Fiery blues guitarist Johnny Winter dead at 70

Kiss's Paul Stanley, Tom Morello and more pay tribute on Twitter

Legendary blues guitarist Johnny Winter, known for his fiery, speedy playing and his long-flowing white hair, died yesterday in Zurich, where he was on tour. He was 70.

Winter, the older brother of Edgar Winter, was a contemporary of Eric Clapton and was one of the first blues guitarists so embraced by rock audiences that he was able to sell out arenas during his hey-day in the ‘70s. He was widely influenced by the blues guitarists who came before him, such as Muddy Waters, and he went on to inspire such guitarists as Stevie Ray Vaughan.

Born in Beaumont, Texas in 1944, Winter got his start playing in clubs as a teenager. He signed with Columbia Records in 1969 and appeared at The Woodstock Festival that year.  He performed with Janis Joplin, as well as his brother.
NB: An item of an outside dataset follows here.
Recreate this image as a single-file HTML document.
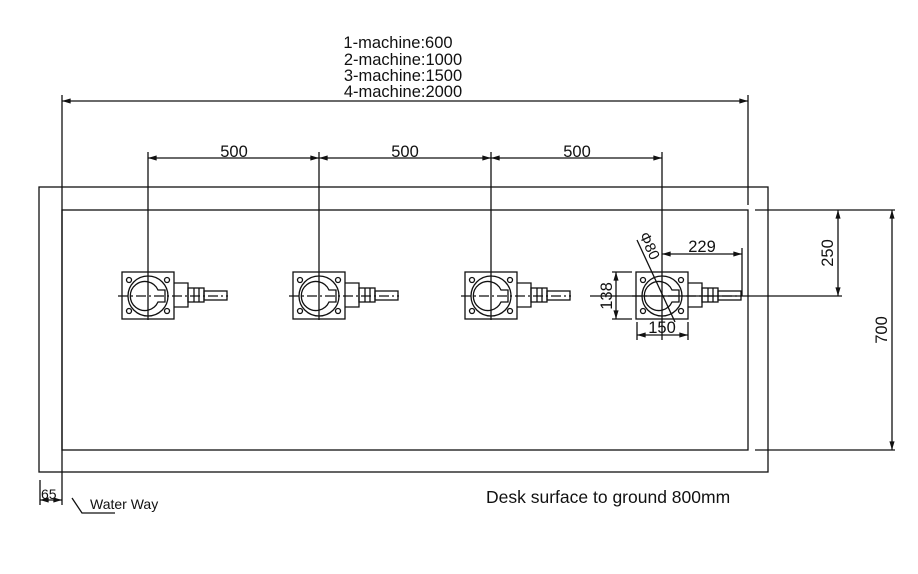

He was inducted into The Blues Foundation Hall of Fame in 1988.

Artists including Tom Morello, Kiss’s Paul Stanley and Zakk Wylde took to Twitter today to remember Winter. Matt Sorum noted it has been a rough week for music lovers following the deaths of Tommy Ramone and Charlie Haden, and now Winter.






In addition to touring behind his 70th birthday, he was preparing for the release of his latest studio album, “Step Back,” which features guest appearances by Clapton, Ben Harper, Joe Perry, Dr. John and others.